Anayasanın 10.maddesinde kanun önünde eşitlik ilkesi düzenlenmiş olup, kadın ve erkekler arasında eşitliği sağlayacak tedbirler alınmasının zorunlu olduğu ve bunu sağlamak için pozitif ayrımcılık yapılabileceği açıkça düzenlenmiştir. Anayasa Mahkemesi esasen bu kararı ile Anayasanın 14.maddesindeki kurala aykırı davranmış, kadınlar yönünden üstün kamu yararı ilkesini hiçe sayarak Türkiye’de kadınların erkekler tarafından istismar edilmesine sebep olacak vahim bir karar vermiştir. Türkiye’nin sosyo-kültürel gelişmişlik düzeyine baktığımızda kadın hakları yönünden çağdaş ülkelerin çok gerisinde olduğu, toplumsal cinsiyet eşitliğinin sağlanmadığı ve sürekli kadınlar aleyhine gelişmelerin yaşandığı bir sosyal-siyasal ortam bulunmaktadır. BM 2014 yılı İnsani Gelişmişlik Raporuna göre toplumsal cinsiyet eşitsizliği endeksinde Türkiye 149 ülke arasında 69. Sırada yer almaktadır. Böylesi bir durumda resmi nikah olmadan dini nikahla evlilik gerçekleştiren görevlilere verilecek cezanın ortadan kaldırılması özgürlük olarak sunulamaz. Türkiye’nin giderek muhafazakarlaşan ve Ortadoğu coğrafyasında her türlü kökten dinci tehdide açık olduğu bir dönemde üstün kamu yararının hiçe sayılması, Anayasa Mahkemesinin toplumdan soyut bir şekilde yaşadığını ya da mahkeme üyelerinin muhafazakar kimliklerini özgürlükçü olarak topluma sunma isteğini göstermektedir.

Anayasa Mahkemesi özel hastanelerde biyometrik yöntemle kimlik doğrulamasını Anayasanın 20.maddesine uygun bularak SGK’nın maddi kayıplarının önlenmesinde üstün kamu yararından bahsetmiştir. Aynı mahkeme vermiş olduğu bu kötü kararda ise özellikle kız çocuklarının resmi nikâh olmadan evlendirilmesi noktasında din görevlilerine kolaylık sağlayarak üstün kamu yararını hiçe saymıştır.

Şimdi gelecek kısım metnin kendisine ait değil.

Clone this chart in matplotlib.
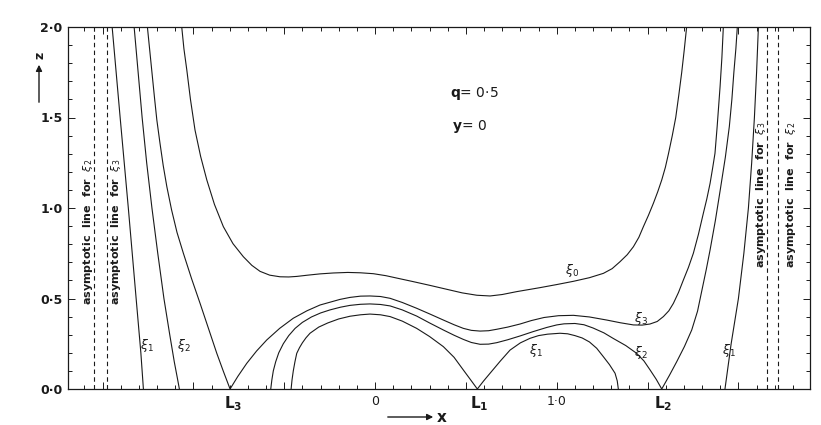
import matplotlib
matplotlib.use('Agg')
import matplotlib.pyplot as plt
from matplotlib.ticker import FixedLocator, FixedFormatter, MultipleLocator

# ---------------- data ----------------
# xi_0 : U-shaped curve
xi0_x = [-1.064, -1.052, -1.036, -1.016, -0.991, -0.960, -0.926, -0.884, -0.835, -0.782,
         -0.725, -0.678, -0.633, -0.580, -0.523, -0.475, -0.431, -0.370, -0.303, -0.230,
         -0.150, -0.080, -0.009, 0.060, 0.119, 0.211, 0.300, 0.394, 0.480, 0.560,
         0.633, 0.700, 0.780, 0.850, 0.908, 1.000, 1.092, 1.180, 1.257, 1.305,
         1.348, 1.388, 1.422, 1.452, 1.477, 1.505, 1.532, 1.556, 1.578, 1.598,
         1.615, 1.636, 1.655, 1.672, 1.688, 1.702, 1.715]
xi0_z = [2.000, 1.880, 1.762, 1.600, 1.431, 1.285, 1.155, 1.020, 0.897, 0.803,
         0.731, 0.683, 0.650, 0.629, 0.620, 0.619, 0.622, 0.629, 0.636, 0.641,
         0.644, 0.642, 0.637, 0.626, 0.613, 0.593, 0.573, 0.551, 0.531, 0.518,
         0.514, 0.522, 0.538, 0.550, 0.560, 0.577, 0.595, 0.615, 0.639, 0.665,
         0.703, 0.742, 0.786, 0.838, 0.897, 0.960, 1.026, 1.090, 1.155, 1.225,
         1.300, 1.400, 1.500, 1.625, 1.750, 1.875, 2.000]

# xi_3 : passes through L3, dips near L1, rises to the right
xi3_x = [-1.253, -1.240, -1.227, -1.214, -1.201, -1.184, -1.166, -1.146, -1.120, -1.090,
         -1.055, -1.010, -0.963, -0.917, -0.871, -0.835, -0.798,
         -0.755, -0.706, -0.652, -0.596, -0.525, -0.450, -0.375, -0.303, -0.193,
         -0.138, -0.080, -0.028, 0.030, 0.083, 0.150, 0.229, 0.300, 0.376, 0.435,
         0.486, 0.530, 0.578, 0.625, 0.670, 0.730, 0.798, 0.860, 0.930, 1.010,
         1.092, 1.180, 1.275, 1.350, 1.422, 1.470, 1.513, 1.553, 1.587, 1.617,
         1.642, 1.670, 1.697, 1.725, 1.752, 1.780, 1.807, 1.826, 1.844, 1.858,
         1.871, 1.883, 1.899, 1.909, 1.917]
xi3_z = [2.000, 1.870, 1.740, 1.610, 1.486, 1.360, 1.235, 1.118, 0.990, 0.865,
         0.750, 0.610, 0.473, 0.335, 0.197, 0.098, 0.000,
         0.070, 0.142, 0.210, 0.271, 0.335, 0.391, 0.432, 0.464, 0.495,
         0.506, 0.513, 0.514, 0.511, 0.501, 0.478, 0.446, 0.415, 0.381, 0.355,
         0.335, 0.324, 0.320, 0.322, 0.330, 0.342, 0.359, 0.378, 0.395, 0.405,
         0.407, 0.398, 0.381, 0.366, 0.354, 0.353, 0.359, 0.373, 0.400, 0.432,
         0.473, 0.533, 0.602, 0.672, 0.750, 0.855, 0.971, 1.050, 1.136, 1.220,
         1.302, 1.450, 1.670, 1.830, 2.000]

# xi_2 : left branch and the branch through L2
xi2_left_x = [-1.326, -1.304, -1.282, -1.257, -1.228, -1.196, -1.162, -1.130, -1.105,
              -1.088, -1.077]
xi2_left_z = [2.000, 1.750, 1.500, 1.250, 1.000, 0.750, 0.500, 0.300, 0.150,
              0.060, 0.000]
xi2_x = [-0.574, -0.568, -0.560, -0.547, -0.530, -0.505, -0.475, -0.440, -0.400, -0.350,
         -0.300, -0.248, -0.190, -0.138, -0.080, -0.028, 0.030, 0.083, 0.150, 0.229,
         0.300, 0.376, 0.435, 0.486, 0.530, 0.578, 0.625, 0.670, 0.730, 0.798,
         0.870, 0.945, 1.000, 1.040, 1.100, 1.150, 1.200, 1.260, 1.310, 1.380,
         1.440, 1.480, 1.514, 1.548, 1.578,
         1.620, 1.660, 1.703, 1.743, 1.775, 1.800, 1.823, 1.844, 1.873, 1.900,
         1.928, 1.950, 1.964, 1.975, 1.986, 1.994]
xi2_z = [0.000, 0.050, 0.100, 0.150, 0.200, 0.250, 0.295, 0.335, 0.368, 0.398,
         0.420, 0.437, 0.452, 0.462, 0.468, 0.470, 0.467, 0.459, 0.437, 0.403,
         0.365, 0.326, 0.297, 0.274, 0.257, 0.247, 0.248, 0.256, 0.272, 0.293,
         0.317, 0.340, 0.354, 0.360, 0.362, 0.355, 0.337, 0.310, 0.280, 0.240,
         0.197, 0.155, 0.105, 0.053, 0.000,
         0.075, 0.150, 0.235, 0.326, 0.430, 0.550, 0.660, 0.768, 0.930, 1.100,
         1.280, 1.450, 1.600, 1.750, 1.880, 2.000]

# xi_1 : left branch, the loop through L1, right branch
xi1_left_x = [-1.447, -1.403, -1.358, -1.315, -1.289, -1.275]
xi1_left_z = [2.000, 1.500, 1.000, 0.500, 0.200, 0.000]
xi1_x = [-0.462, -0.457, -0.450, -0.441, -0.431, -0.416, -0.400, -0.380, -0.358, -0.310,
         -0.260, -0.200, -0.138, -0.080, -0.028, 0.030, 0.083, 0.150, 0.229, 0.300,
         0.376, 0.435, 0.486, 0.525, 0.563,
         0.598, 0.633, 0.690, 0.743, 0.800, 0.853, 0.900, 0.950, 1.018, 1.060,
         1.100, 1.140, 1.180, 1.220, 1.257, 1.290, 1.321, 1.333, 1.339]
xi1_z = [0.000, 0.050, 0.100, 0.150, 0.197, 0.228, 0.255, 0.283, 0.308, 0.342,
         0.365, 0.387, 0.402, 0.410, 0.414, 0.410, 0.400, 0.375, 0.335, 0.290,
         0.234, 0.175, 0.105, 0.052, 0.000,
         0.045, 0.087, 0.155, 0.215, 0.255, 0.280, 0.295, 0.303, 0.308, 0.305,
         0.295, 0.282, 0.260, 0.225, 0.178, 0.135, 0.087, 0.045, 0.000]
xi1_right_x = [1.926, 1.960, 2.000, 2.030, 2.055, 2.073, 2.088, 2.100, 2.110]
xi1_right_z = [0.000, 0.250, 0.500, 0.750, 1.000, 1.250, 1.500, 1.750, 2.000]

# asymptotic lines
asym_x = [-1.545, -1.477, 2.156, 2.216]
asym_names = [r'$\xi_2$', r'$\xi_3$', r'$\xi_3$', r'$\xi_2$']

# Lagrangian points
L_names = [r'$\mathbf{L_3}$', r'$\mathbf{L_1}$', r'$\mathbf{L_2}$']
L_x = [-0.794, 0.563, 1.572]

# ticks
xtick_pos = [-1.5, -1.0, -0.5, 0.0, 0.5, 1.0, 1.5, 2.0]
xtick_labels = ['', '', '', '0', '', '1·0', '', '']
ytick_pos = [0.0, 0.5, 1.0, 1.5, 2.0]
ytick_labels = ['0·0', '0·5', '1·0', '1·5', '2·0']

# curve labels
lab_text = [r'$\xi_1$', r'$\xi_2$', r'$\xi_0$', r'$\xi_3$', r'$\xi_2$', r'$\xi_1$', r'$\xi_1$']
lab_x = [-1.255, -1.051, 1.084, 1.464, 1.464, 0.886, 1.948]
lab_z = [0.238, 0.238, 0.657, 0.392, 0.204, 0.215, 0.210]

# ---------------- figure ----------------
W, H = 821, 425
fig = plt.figure(figsize=(W / 100, H / 100), dpi=100)
ax = fig.add_axes([68 / W, 36 / H, 742 / W, 362 / H])
ax.set_xlim(-1.690, 2.394)
ax.set_ylim(0, 2)

col = '#1a1a1a'
lw = 0.8
for xs, zs in [(xi0_x, xi0_z), (xi3_x, xi3_z), (xi2_left_x, xi2_left_z), (xi2_x, xi2_z),
               (xi1_left_x, xi1_left_z), (xi1_x, xi1_z), (xi1_right_x, xi1_right_z)]:
    ax.plot(xs, zs, color=col, lw=lw, solid_joinstyle='round')

for xa in asym_x:
    ax.plot([xa, xa], [0, 2], color=col, lw=0.8, ls=(0, (4, 3)))

# asymptote texts
asym_text_x = [-1.580, -1.425, 2.124, 2.289]
asym_text_z = [0.464, 0.464, 0.669, 0.669]
for xt, zt, nm in zip(asym_text_x, asym_text_z, asym_names):
    ax.text(xt, zt, 'asymptotic  line  for  ' + nm, rotation=90, ha='center', va='bottom',
            fontsize=8, fontweight='bold', color=col)

for t, x, z in zip(lab_text, lab_x, lab_z):
    ax.text(x, z, t, ha='center', va='center', fontsize=9, color=col)

for nm, x in zip(L_names, L_x):
    ax.text(x + 0.012, -0.083, nm, ha='center', va='center', fontsize=11, color=col,
            clip_on=False)

ax.text(0.413, 1.63, r'$\mathbf{q}$= 0·5', ha='left', va='center', fontsize=10, color=col)
ax.text(0.424, 1.448, r'$\mathbf{y}$= 0', ha='left', va='center', fontsize=10, color=col)

# ticks
ax.xaxis.set_major_locator(FixedLocator(xtick_pos))
ax.xaxis.set_major_formatter(FixedFormatter(xtick_labels))
ax.xaxis.set_minor_locator(MultipleLocator(0.1))
ax.yaxis.set_major_locator(FixedLocator(ytick_pos))
ax.yaxis.set_major_formatter(FixedFormatter(ytick_labels))
ax.yaxis.set_minor_locator(MultipleLocator(0.1))
ax.tick_params(which='both', direction='in', top=True, right=True, width=0.7, color=col)
ax.tick_params(which='major', length=5)
ax.tick_params(which='minor', length=3)
ax.tick_params(axis='x', labelsize=9, pad=4, labelcolor=col)
ax.tick_params(axis='y', labelsize=9, pad=4, labelcolor=col)
for lab in ax.get_yticklabels():
    lab.set_fontweight('bold')
for sp in ax.spines.values():
    sp.set_linewidth(0.9)
    sp.set_color(col)

# axis arrows
ax.annotate('', xy=(436, H - 417), xytext=(385, H - 417), xycoords='figure pixels',
            textcoords='figure pixels',
            arrowprops=dict(arrowstyle='-|>', color=col, lw=1.0, mutation_scale=9))
fig.text(442 / W, (H - 417) / H, 'x', ha='center', va='center', fontsize=11,
         fontweight='bold', color=col)
ax.annotate('', xy=(39, H - 62), xytext=(39, H - 105), xycoords='figure pixels',
            textcoords='figure pixels',
            arrowprops=dict(arrowstyle='-|>', color=col, lw=1.0, mutation_scale=9))
fig.text(40 / W, (H - 55) / H, 'z', rotation=90, ha='center', va='center', fontsize=9,
         fontweight='bold', color=col)

fig.savefig('out.png', dpi=100)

Anayasa Mahkemesi İHD ve TİHV’nın Milli Güvenlik Siyaset Belgesinin iptali için açtığı davanın Danıştay tarafından reddedilmesi üzerine bireysel başvuru yolu ile yaptığı başvuruda her iki insan hakları örgütünün dava açmada menfaati olmadığını belirtip adeta bizlerle dalga geçmiştir.

Anayasa Mahkemesi kararlarında tutarlılık sağlayamamış ve böylece kendisini tartışılır olmaktan çıkaramamıştır.

Anayasa Mahkemesinin böylesi kötü kararlar vermemesi bakımından çeşitli önerilerimiz bulunmaktadır. Anayasa Mahkemesinin başta toplumsal cinsiyet özgürlüğü olmak üzere dinsel, kültürel ve toplumsal konularda karar vermeden önce sosyal tarafları mahkemeye davet edip adeta onların mahkeme dostu sıfatı ile dinlemesinin faydalı olduğunu ve bu metodu mutlaka uygulaması gerektiğini, Anayasa Mahkemesinin iptal ettiği TCK 230/5 ve 6.fıkraların yeniden yasalaşmasının sağlanması için TBMM’nin kanun çıkarması gerektiğini ve TBMM’nin Anayasa değişikliği gerçekleştirerek başta Anayasa Mahkemesi olmak üzere yüksek yargıda görev yapacak yargıçlarda kadın erkek eşitliğini sağlaması gerektiğini özellikle belirtmek istiyoruz.